■ DIRECTIONS ■
Reproduce nothing except the lines between the line with "Generate a LaTeX" and the line with "(paginasv) at (1102,242)", both ends included, and please leave out pictures.

■ INPUT RECORDS ■

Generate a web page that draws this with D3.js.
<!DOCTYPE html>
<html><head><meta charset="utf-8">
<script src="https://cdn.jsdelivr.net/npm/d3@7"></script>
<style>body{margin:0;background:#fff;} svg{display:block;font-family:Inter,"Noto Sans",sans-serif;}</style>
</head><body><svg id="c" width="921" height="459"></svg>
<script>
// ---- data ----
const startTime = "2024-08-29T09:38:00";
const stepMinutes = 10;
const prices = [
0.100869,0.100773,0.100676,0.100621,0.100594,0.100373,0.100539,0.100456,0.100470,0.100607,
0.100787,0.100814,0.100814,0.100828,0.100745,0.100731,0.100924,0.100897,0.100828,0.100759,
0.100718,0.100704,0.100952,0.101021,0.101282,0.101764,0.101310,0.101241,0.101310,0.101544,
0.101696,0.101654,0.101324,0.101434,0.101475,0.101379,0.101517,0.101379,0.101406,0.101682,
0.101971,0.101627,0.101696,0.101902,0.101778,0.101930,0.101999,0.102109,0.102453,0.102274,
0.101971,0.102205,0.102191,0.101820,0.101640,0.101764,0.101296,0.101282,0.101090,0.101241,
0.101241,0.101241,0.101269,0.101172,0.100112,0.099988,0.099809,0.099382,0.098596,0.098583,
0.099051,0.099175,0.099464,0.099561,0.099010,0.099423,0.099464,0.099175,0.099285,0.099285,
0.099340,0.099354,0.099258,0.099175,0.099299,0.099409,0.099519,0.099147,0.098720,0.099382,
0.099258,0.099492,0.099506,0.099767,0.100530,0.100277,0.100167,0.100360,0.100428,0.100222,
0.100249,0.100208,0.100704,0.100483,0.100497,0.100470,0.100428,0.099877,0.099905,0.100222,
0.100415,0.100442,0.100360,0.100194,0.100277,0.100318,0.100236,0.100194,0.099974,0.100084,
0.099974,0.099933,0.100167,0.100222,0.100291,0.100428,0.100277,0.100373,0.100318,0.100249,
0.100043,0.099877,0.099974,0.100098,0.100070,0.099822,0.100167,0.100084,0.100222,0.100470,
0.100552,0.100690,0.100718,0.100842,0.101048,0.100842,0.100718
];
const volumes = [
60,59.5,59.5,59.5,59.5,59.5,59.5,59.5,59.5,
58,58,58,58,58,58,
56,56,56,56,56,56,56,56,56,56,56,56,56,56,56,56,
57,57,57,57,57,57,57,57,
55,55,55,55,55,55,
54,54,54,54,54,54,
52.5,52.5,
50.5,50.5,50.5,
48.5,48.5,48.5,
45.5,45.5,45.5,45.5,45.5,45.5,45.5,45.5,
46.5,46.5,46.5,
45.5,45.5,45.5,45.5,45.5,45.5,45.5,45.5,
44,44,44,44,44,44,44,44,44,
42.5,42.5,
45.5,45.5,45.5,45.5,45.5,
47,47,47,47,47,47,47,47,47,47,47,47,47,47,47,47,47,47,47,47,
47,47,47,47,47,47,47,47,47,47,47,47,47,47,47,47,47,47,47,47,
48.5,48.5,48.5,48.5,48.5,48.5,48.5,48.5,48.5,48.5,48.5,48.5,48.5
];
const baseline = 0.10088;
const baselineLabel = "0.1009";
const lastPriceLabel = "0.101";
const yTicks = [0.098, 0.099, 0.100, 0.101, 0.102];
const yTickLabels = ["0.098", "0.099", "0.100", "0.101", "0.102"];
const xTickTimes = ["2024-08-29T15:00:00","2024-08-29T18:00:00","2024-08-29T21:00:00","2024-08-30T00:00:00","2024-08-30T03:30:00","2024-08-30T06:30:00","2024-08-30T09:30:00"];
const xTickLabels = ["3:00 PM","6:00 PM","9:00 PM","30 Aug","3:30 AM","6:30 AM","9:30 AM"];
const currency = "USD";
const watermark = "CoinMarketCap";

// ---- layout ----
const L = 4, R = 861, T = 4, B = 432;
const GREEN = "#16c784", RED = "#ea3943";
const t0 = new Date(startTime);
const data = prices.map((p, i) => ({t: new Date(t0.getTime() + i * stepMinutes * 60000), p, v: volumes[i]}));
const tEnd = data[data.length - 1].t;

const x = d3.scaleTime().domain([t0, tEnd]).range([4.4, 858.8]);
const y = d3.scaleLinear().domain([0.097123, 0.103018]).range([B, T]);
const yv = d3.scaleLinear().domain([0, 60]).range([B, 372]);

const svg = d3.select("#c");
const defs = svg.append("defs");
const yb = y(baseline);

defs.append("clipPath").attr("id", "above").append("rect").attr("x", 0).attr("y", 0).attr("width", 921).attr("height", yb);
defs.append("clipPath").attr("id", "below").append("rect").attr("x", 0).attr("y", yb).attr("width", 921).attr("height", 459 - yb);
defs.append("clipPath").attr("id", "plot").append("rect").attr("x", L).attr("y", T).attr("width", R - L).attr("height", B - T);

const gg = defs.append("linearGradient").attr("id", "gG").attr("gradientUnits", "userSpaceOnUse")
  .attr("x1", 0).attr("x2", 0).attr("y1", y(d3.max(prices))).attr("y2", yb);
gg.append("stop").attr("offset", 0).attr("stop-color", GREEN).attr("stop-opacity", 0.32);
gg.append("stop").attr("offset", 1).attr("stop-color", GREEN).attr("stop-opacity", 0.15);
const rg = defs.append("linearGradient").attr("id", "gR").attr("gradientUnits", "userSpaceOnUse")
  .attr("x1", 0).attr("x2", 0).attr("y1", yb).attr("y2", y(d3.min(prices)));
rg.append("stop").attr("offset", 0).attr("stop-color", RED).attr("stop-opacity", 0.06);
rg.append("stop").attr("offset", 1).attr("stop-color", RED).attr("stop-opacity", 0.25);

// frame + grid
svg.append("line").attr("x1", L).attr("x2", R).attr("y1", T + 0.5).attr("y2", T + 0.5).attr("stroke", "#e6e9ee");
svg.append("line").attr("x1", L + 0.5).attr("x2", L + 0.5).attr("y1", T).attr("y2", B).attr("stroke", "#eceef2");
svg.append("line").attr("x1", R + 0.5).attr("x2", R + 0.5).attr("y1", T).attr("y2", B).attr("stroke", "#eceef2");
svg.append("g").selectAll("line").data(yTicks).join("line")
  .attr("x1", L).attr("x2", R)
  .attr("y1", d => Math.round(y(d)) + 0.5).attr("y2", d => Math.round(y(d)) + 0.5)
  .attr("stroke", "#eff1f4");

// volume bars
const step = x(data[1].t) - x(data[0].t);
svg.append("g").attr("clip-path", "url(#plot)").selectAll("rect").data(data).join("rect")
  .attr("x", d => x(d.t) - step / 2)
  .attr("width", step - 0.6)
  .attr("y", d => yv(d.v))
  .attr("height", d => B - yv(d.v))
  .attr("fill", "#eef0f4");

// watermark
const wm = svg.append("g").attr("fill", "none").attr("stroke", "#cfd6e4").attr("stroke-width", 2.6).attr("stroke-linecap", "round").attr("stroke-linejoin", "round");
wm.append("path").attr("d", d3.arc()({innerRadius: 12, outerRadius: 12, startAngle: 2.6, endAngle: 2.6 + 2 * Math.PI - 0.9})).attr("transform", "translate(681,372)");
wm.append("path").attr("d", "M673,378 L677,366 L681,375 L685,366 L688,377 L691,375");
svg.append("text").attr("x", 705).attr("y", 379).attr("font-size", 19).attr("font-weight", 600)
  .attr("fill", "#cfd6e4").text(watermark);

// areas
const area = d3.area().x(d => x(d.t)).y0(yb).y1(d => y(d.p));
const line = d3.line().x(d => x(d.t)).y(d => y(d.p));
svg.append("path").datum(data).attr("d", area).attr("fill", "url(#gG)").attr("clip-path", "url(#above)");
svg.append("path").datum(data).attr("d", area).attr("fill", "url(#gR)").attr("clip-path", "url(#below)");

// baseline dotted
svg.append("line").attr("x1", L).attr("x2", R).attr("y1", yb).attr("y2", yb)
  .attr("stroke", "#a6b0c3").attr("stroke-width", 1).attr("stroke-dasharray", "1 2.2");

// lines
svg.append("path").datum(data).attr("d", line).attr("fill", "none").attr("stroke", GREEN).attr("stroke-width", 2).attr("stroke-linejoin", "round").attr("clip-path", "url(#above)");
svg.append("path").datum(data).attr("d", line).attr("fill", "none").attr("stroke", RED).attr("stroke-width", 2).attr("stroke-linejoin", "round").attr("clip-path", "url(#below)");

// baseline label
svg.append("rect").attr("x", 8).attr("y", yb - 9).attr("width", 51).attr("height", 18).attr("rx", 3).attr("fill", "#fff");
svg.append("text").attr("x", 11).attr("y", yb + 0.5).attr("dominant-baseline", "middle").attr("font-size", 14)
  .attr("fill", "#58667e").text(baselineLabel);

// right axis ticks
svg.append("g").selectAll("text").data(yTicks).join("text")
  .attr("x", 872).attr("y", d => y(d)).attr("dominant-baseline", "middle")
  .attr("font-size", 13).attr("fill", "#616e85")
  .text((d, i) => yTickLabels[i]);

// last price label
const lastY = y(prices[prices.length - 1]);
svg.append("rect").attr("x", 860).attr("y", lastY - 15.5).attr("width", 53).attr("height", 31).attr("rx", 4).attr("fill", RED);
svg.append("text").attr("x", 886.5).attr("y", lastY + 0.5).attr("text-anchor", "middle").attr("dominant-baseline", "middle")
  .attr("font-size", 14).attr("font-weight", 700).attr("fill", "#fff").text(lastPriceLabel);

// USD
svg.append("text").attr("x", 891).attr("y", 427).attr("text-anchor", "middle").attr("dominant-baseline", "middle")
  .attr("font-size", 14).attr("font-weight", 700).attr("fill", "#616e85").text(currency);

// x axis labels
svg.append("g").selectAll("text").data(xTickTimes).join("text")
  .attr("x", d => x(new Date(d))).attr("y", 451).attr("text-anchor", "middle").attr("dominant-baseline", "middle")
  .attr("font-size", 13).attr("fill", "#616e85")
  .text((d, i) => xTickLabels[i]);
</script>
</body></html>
* * *
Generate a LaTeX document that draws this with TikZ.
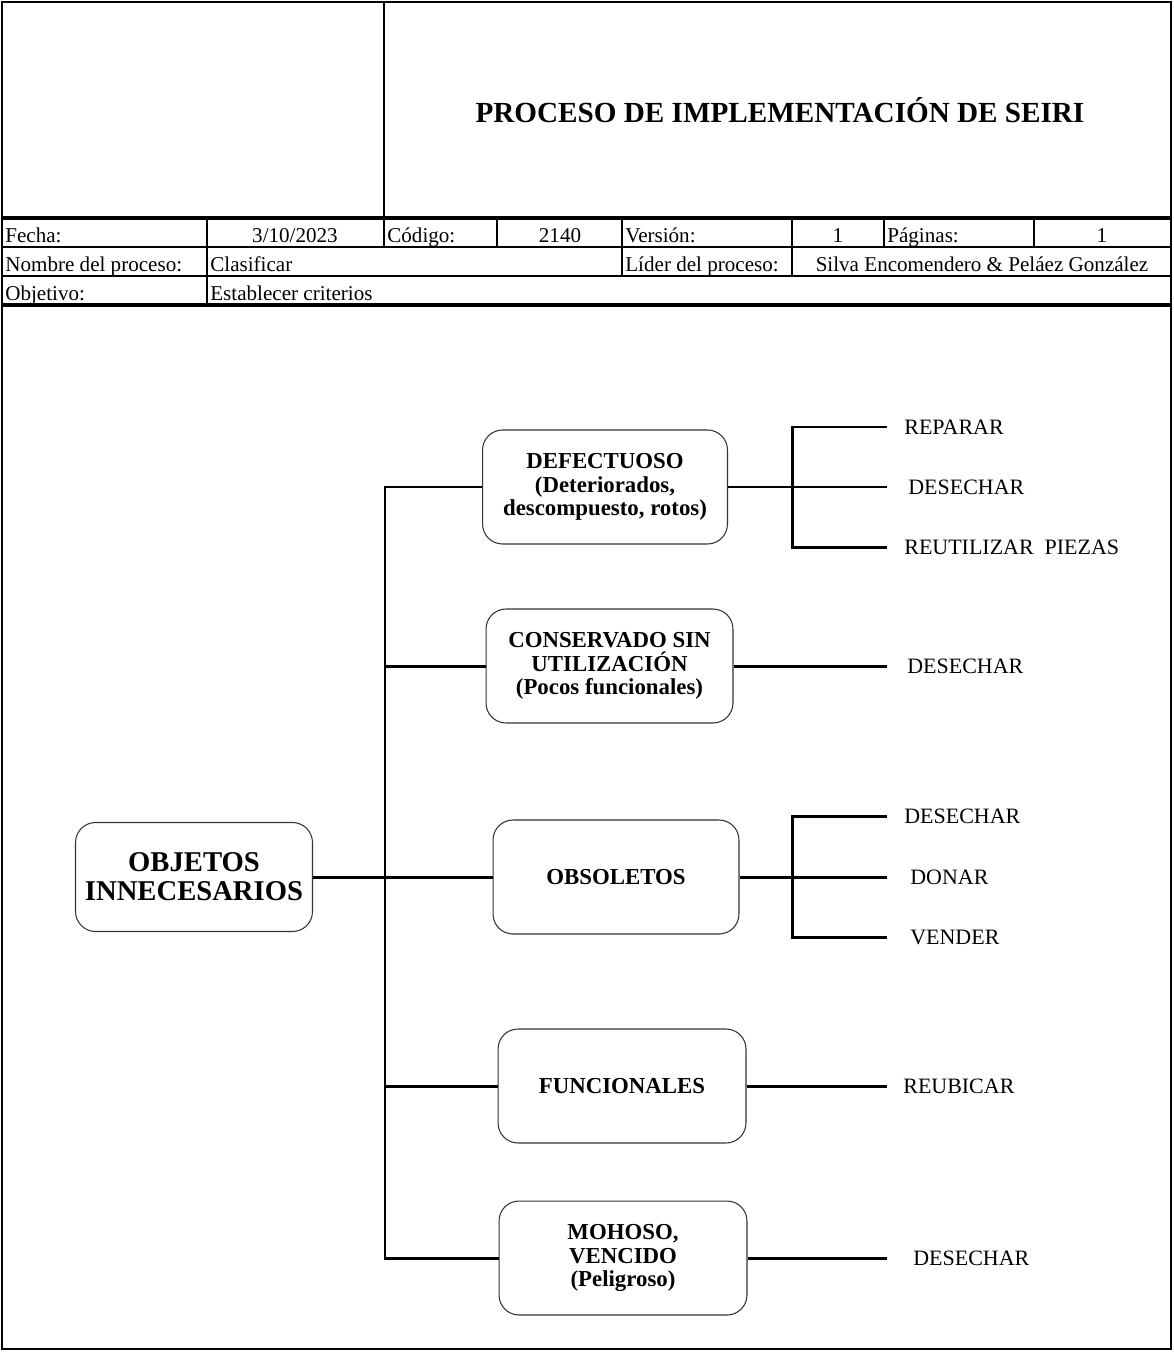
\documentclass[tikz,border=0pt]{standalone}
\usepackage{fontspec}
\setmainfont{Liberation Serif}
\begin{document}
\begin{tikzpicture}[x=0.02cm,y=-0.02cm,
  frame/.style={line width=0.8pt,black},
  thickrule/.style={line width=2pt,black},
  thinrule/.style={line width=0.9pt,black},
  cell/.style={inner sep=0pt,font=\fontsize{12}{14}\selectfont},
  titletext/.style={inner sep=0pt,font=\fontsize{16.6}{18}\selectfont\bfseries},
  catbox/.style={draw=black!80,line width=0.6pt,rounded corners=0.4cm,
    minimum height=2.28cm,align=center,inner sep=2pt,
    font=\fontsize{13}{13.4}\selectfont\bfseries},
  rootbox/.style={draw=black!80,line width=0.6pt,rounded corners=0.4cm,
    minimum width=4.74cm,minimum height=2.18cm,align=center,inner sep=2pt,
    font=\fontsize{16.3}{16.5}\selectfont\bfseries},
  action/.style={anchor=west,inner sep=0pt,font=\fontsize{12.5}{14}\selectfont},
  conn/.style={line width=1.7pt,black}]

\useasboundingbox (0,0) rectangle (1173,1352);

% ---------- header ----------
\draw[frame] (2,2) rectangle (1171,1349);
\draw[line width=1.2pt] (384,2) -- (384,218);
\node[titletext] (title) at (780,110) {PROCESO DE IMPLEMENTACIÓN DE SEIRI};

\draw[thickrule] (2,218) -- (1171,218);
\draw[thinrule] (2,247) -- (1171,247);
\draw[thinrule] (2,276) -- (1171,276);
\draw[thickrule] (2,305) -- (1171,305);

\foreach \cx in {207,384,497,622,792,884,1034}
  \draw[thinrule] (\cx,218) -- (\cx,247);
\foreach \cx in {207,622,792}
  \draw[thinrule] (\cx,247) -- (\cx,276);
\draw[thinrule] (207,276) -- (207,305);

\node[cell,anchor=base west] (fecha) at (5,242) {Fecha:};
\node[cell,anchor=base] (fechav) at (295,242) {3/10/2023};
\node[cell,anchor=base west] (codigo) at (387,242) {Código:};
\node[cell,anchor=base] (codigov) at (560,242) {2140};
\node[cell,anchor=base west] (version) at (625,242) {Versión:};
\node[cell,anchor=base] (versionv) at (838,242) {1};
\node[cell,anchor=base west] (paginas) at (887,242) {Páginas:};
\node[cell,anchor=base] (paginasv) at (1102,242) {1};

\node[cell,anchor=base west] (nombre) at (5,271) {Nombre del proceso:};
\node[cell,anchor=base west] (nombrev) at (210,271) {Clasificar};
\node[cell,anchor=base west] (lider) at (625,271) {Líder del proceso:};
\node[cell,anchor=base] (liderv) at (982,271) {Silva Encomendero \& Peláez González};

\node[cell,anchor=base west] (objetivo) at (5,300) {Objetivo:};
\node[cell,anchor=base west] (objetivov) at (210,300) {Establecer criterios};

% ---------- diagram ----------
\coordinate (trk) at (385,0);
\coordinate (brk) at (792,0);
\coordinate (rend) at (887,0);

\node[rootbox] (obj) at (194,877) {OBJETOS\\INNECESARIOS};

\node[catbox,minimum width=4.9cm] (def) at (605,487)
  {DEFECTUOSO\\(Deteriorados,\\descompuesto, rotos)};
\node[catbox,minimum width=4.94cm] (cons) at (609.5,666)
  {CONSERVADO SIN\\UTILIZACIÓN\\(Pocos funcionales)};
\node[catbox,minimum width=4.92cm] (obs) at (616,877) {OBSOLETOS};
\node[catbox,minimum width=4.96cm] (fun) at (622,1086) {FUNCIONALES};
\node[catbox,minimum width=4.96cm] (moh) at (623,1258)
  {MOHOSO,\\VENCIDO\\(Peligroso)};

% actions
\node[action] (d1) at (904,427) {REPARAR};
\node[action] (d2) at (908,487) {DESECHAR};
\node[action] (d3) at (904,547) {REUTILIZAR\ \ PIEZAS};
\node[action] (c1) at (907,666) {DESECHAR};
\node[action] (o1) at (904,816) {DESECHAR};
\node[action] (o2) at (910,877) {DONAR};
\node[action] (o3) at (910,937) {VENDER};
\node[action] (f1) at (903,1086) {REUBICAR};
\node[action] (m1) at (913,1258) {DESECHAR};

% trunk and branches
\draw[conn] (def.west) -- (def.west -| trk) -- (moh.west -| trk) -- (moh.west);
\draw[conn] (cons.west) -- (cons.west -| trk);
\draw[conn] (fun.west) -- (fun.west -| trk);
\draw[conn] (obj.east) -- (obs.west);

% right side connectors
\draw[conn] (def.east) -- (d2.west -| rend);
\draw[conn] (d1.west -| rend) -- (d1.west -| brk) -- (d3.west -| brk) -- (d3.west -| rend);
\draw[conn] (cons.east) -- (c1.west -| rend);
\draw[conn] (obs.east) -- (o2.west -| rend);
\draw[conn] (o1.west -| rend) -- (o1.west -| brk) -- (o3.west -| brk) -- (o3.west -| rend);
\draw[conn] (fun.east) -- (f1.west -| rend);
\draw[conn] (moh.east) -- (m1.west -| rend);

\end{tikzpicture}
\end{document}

■ EXERCISE SOLUTION ■
Generate a LaTeX document that draws this with TikZ.
\documentclass[tikz,border=0pt]{standalone}
\usepackage{fontspec}
\setmainfont{Liberation Serif}
\begin{document}
\begin{tikzpicture}[x=0.02cm,y=-0.02cm,
  frame/.style={line width=0.8pt,black},
  thickrule/.style={line width=2pt,black},
  thinrule/.style={line width=0.9pt,black},
  cell/.style={inner sep=0pt,font=\fontsize{12}{14}\selectfont},
  titletext/.style={inner sep=0pt,font=\fontsize{16.6}{18}\selectfont\bfseries},
  catbox/.style={draw=black!80,line width=0.6pt,rounded corners=0.4cm,
    minimum height=2.28cm,align=center,inner sep=2pt,
    font=\fontsize{13}{13.4}\selectfont\bfseries},
  rootbox/.style={draw=black!80,line width=0.6pt,rounded corners=0.4cm,
    minimum width=4.74cm,minimum height=2.18cm,align=center,inner sep=2pt,
    font=\fontsize{16.3}{16.5}\selectfont\bfseries},
  action/.style={anchor=west,inner sep=0pt,font=\fontsize{12.5}{14}\selectfont},
  conn/.style={line width=1.7pt,black}]

\useasboundingbox (0,0) rectangle (1173,1352);

% ---------- header ----------
\draw[frame] (2,2) rectangle (1171,1349);
\draw[line width=1.2pt] (384,2) -- (384,218);
\node[titletext] (title) at (780,110) {PROCESO DE IMPLEMENTACIÓN DE SEIRI};

\draw[thickrule] (2,218) -- (1171,218);
\draw[thinrule] (2,247) -- (1171,247);
\draw[thinrule] (2,276) -- (1171,276);
\draw[thickrule] (2,305) -- (1171,305);

\foreach \cx in {207,384,497,622,792,884,1034}
  \draw[thinrule] (\cx,218) -- (\cx,247);
\foreach \cx in {207,622,792}
  \draw[thinrule] (\cx,247) -- (\cx,276);
\draw[thinrule] (207,276) -- (207,305);

\node[cell,anchor=base west] (fecha) at (5,242) {Fecha:};
\node[cell,anchor=base] (fechav) at (295,242) {3/10/2023};
\node[cell,anchor=base west] (codigo) at (387,242) {Código:};
\node[cell,anchor=base] (codigov) at (560,242) {2140};
\node[cell,anchor=base west] (version) at (625,242) {Versión:};
\node[cell,anchor=base] (versionv) at (838,242) {1};
\node[cell,anchor=base west] (paginas) at (887,242) {Páginas:};
\node[cell,anchor=base] (paginasv) at (1102,242) {1};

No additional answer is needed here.